▶ _Request_
Without the pictures, can you quote each line below exactly?

▶ _Data lines_
━━━━━━━━━━━━━━━━━━━━

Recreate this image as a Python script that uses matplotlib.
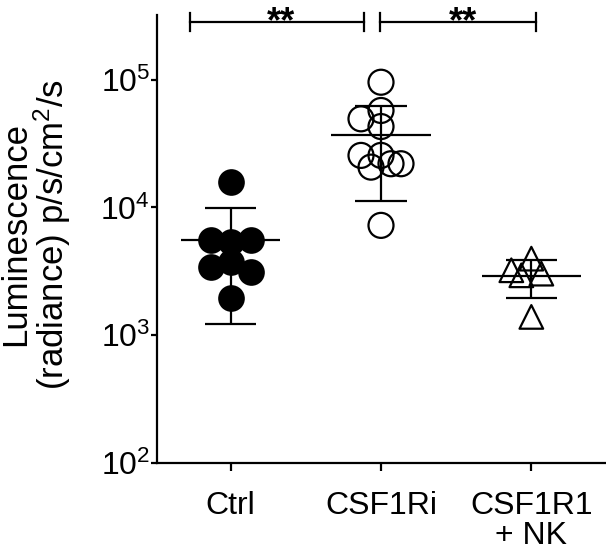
import numpy as np
import matplotlib
matplotlib.use("Agg")
import matplotlib.pyplot as plt
from matplotlib.transforms import blended_transform_factory

plt.rcParams['font.family'] = ['Liberation Sans', 'DejaVu Sans']
plt.rcParams['mathtext.fontset'] = 'custom'
plt.rcParams['mathtext.rm'] = 'Liberation Sans'
plt.rcParams['mathtext.it'] = 'Liberation Sans:italic'
plt.rcParams['mathtext.bf'] = 'Liberation Sans:bold'

# ---- data ----
categories = ["Ctrl", "CSF1Ri", "CSF1R1\n+ NK"]
ctrl = [15800, 5360, 5520, 5520, 3740, 3420, 3120, 1950]
csf1ri = [95300, 57300, 49300, 42900, 25500, 25500, 21950, 20650, 21950, 7230]
csf1r1_nk = [3970, 3220, 3030, 2940, 1390]
ytick_values = [1e2, 1e3, 1e4, 1e5]
ytick_labels = [r"$\mathregular{10^{2}}$", r"$\mathregular{10^{3}}$",
                r"$\mathregular{10^{4}}$", r"$\mathregular{10^{5}}$"]
ylabel = "Luminescence\n(radiance) p/s/cm$\\mathregular{^{2}}$/s"
sig_labels = ["**", "**"]

groups = [ctrl, csf1ri, csf1r1_nk]

W, H = 606, 559
fig = plt.figure(figsize=(W / 100, H / 100), dpi=100)
ax = fig.add_axes([157 / W, (H - 463) / H, (605 - 157) / W, (463 - 15) / H])
ax.set_yscale('log')
ax.set_xlim(-0.49, 2.49)
ax.set_ylim(1e2, 3.2e5)

for s in ['top', 'right']:
    ax.spines[s].set_visible(False)
for s in ['left', 'bottom']:
    ax.spines[s].set_linewidth(1.6)

ax.set_yticks(ytick_values)
ax.set_yticklabels(ytick_labels, fontsize=23)
ax.yaxis.set_minor_locator(matplotlib.ticker.NullLocator())
ax.set_xticks(range(len(categories)))
ax.set_xticklabels(categories, fontsize=23, linespacing=1.0)
ax.tick_params(axis='y', length=4, width=1.6, pad=1)
ax.tick_params(axis='x', length=6, width=1.6, pad=14)

fig.canvas.draw()


def swarm_offsets(vals, center, diam_px, step_px, max_steps=2):
    """Grid scatter layout: each point takes the nearest grid offset whose
    distance to already placed points is >= diam_px; if none fits within
    the allowed width, the offset with the largest clearance is used."""
    px_per_unit = ax.transData.transform((1, 1))[0] - ax.transData.transform((0, 1))[0]
    ys = [ax.transData.transform((0, v))[1] for v in vals]
    placed = []
    xs = []
    cands = [0.0]
    for k in range(1, max_steps + 1):
        cands += [-k * step_px, k * step_px]
    for y in ys:
        best, best_clear = None, -1.0
        for c in cands:
            clear = min([np.hypot(c - px, y - py) for (px, py) in placed] or [1e9])
            if clear >= diam_px - 1e-6:
                best = c
                break
            if clear > best_clear + 1e-6:
                best, best_clear = c, clear
        placed.append((best, y))
        xs.append(center + best / px_per_unit)
    return xs


styles = [
    dict(marker='o', s=18 ** 2, facecolors='black', edgecolors='black', linewidths=1.2),
    dict(marker='o', s=18 ** 2, facecolors='none', edgecolors='black', linewidths=1.6),
    dict(marker='^', s=17 ** 2, facecolors='none', edgecolors='black', linewidths=1.6),
]

for i, (vals, st) in enumerate(zip(groups, styles)):
    xs = swarm_offsets(vals, i, 16, 10)
    ax.scatter(xs, vals, zorder=3, clip_on=False, **st)
    m = np.mean(vals)
    sd = np.std(vals, ddof=1)
    ax.hlines(m, i - 0.33, i + 0.33, color='black', lw=1.6, zorder=4)
    ax.vlines(i, m - sd, m + sd, color='black', lw=1.6, zorder=4)
    ax.hlines([m - sd, m + sd], i - 0.17, i + 0.17, color='black', lw=1.6, zorder=4)

# y label
fig.text(36 / W, 1 - 234 / H, ylabel, rotation=90, ha='center', va='center',
         multialignment='center', fontsize=25, linespacing=1.0)

# significance brackets (x in data, y in figure coords)
tr = blended_transform_factory(ax.transData, fig.transFigure)
brackets = [(-0.273, 0.889), (0.993, 2.033)]
yb = 1 - 22.3 / H
cap = 9 / H
for (x0, x1), lab in zip(brackets, sig_labels):
    ax.plot([x0, x1], [yb, yb], color='black', lw=1.6, transform=tr, clip_on=False)
    for xx in (x0, x1):
        ax.plot([xx, xx], [yb - cap, yb + cap], color='black', lw=1.6, transform=tr,
                clip_on=False)
    t = fig.text(0, 0, lab, transform=tr, fontsize=26, fontweight='bold',
                 ha='center', va='baseline')
    t.set_position(((x0 + x1) / 2 + 0.03, 1 - 32 / H))

fig.savefig("out.png", dpi=100)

━━━━━━━━━━━━━━━━━━━━

▶ _Written solution_
Recreate this image as a Python script that uses matplotlib.
import numpy as np
import matplotlib
matplotlib.use("Agg")
import matplotlib.pyplot as plt
from matplotlib.transforms import blended_transform_factory

plt.rcParams['font.family'] = ['Liberation Sans', 'DejaVu Sans']
plt.rcParams['mathtext.fontset'] = 'custom'
plt.rcParams['mathtext.rm'] = 'Liberation Sans'
plt.rcParams['mathtext.it'] = 'Liberation Sans:italic'
plt.rcParams['mathtext.bf'] = 'Liberation Sans:bold'

# ---- data ----
categories = ["Ctrl", "CSF1Ri", "CSF1R1\n+ NK"]
ctrl = [15800, 5360, 5520, 5520, 3740, 3420, 3120, 1950]
csf1ri = [95300, 57300, 49300, 42900, 25500, 25500, 21950, 20650, 21950, 7230]
csf1r1_nk = [3970, 3220, 3030, 2940, 1390]
ytick_values = [1e2, 1e3, 1e4, 1e5]
ytick_labels = [r"$\mathregular{10^{2}}$", r"$\mathregular{10^{3}}$",
                r"$\mathregular{10^{4}}$", r"$\mathregular{10^{5}}$"]
ylabel = "Luminescence\n(radiance) p/s/cm$\\mathregular{^{2}}$/s"
sig_labels = ["**", "**"]

groups = [ctrl, csf1ri, csf1r1_nk]

W, H = 606, 559
fig = plt.figure(figsize=(W / 100, H / 100), dpi=100)
ax = fig.add_axes([157 / W, (H - 463) / H, (605 - 157) / W, (463 - 15) / H])
ax.set_yscale('log')
ax.set_xlim(-0.49, 2.49)
ax.set_ylim(1e2, 3.2e5)

for s in ['top', 'right']:
    ax.spines[s].set_visible(False)
for s in ['left', 'bottom']:
    ax.spines[s].set_linewidth(1.6)

ax.set_yticks(ytick_values)
ax.set_yticklabels(ytick_labels, fontsize=23)
ax.yaxis.set_minor_locator(matplotlib.ticker.NullLocator())
ax.set_xticks(range(len(categories)))
ax.set_xticklabels(categories, fontsize=23, linespacing=1.0)
ax.tick_params(axis='y', length=4, width=1.6, pad=1)
ax.tick_params(axis='x', length=6, width=1.6, pad=14)

fig.canvas.draw()


def swarm_offsets(vals, center, diam_px, step_px, max_steps=2):
    """Grid scatter layout: each point takes the nearest grid offset whose
    distance to already placed points is >= diam_px; if none fits within
    the allowed width, the offset with the largest clearance is used."""
    px_per_unit = ax.transData.transform((1, 1))[0] - ax.transData.transform((0, 1))[0]
    ys = [ax.transData.transform((0, v))[1] for v in vals]
    placed = []
    xs = []
    cands = [0.0]
    for k in range(1, max_steps + 1):
        cands += [-k * step_px, k * step_px]
    for y in ys:
        best, best_clear = None, -1.0
        for c in cands:
            clear = min([np.hypot(c - px, y - py) for (px, py) in placed] or [1e9])
            if clear >= diam_px - 1e-6:
                best = c
                break
            if clear > best_clear + 1e-6:
                best, best_clear = c, clear
        placed.append((best, y))
        xs.append(center + best / px_per_unit)
    return xs


styles = [
    dict(marker='o', s=18 ** 2, facecolors='black', edgecolors='black', linewidths=1.2),
    dict(marker='o', s=18 ** 2, facecolors='none', edgecolors='black', linewidths=1.6),
    dict(marker='^', s=17 ** 2, facecolors='none', edgecolors='black', linewidths=1.6),
]

for i, (vals, st) in enumerate(zip(groups, styles)):
    xs = swarm_offsets(vals, i, 16, 10)
    ax.scatter(xs, vals, zorder=3, clip_on=False, **st)
    m = np.mean(vals)
    sd = np.std(vals, ddof=1)
    ax.hlines(m, i - 0.33, i + 0.33, color='black', lw=1.6, zorder=4)
    ax.vlines(i, m - sd, m + sd, color='black', lw=1.6, zorder=4)
    ax.hlines([m - sd, m + sd], i - 0.17, i + 0.17, color='black', lw=1.6, zorder=4)

# y label
fig.text(36 / W, 1 - 234 / H, ylabel, rotation=90, ha='center', va='center',
         multialignment='center', fontsize=25, linespacing=1.0)

# significance brackets (x in data, y in figure coords)
tr = blended_transform_factory(ax.transData, fig.transFigure)
brackets = [(-0.273, 0.889), (0.993, 2.033)]
yb = 1 - 22.3 / H
cap = 9 / H
for (x0, x1), lab in zip(brackets, sig_labels):
    ax.plot([x0, x1], [yb, yb], color='black', lw=1.6, transform=tr, clip_on=False)
    for xx in (x0, x1):
        ax.plot([xx, xx], [yb - cap, yb + cap], color='black', lw=1.6, transform=tr,
                clip_on=False)
    t = fig.text(0, 0, lab, transform=tr, fontsize=26, fontweight='bold',
                 ha='center', va='baseline')
    t.set_position(((x0 + x1) / 2 + 0.03, 1 - 32 / H))

fig.savefig("out.png", dpi=100)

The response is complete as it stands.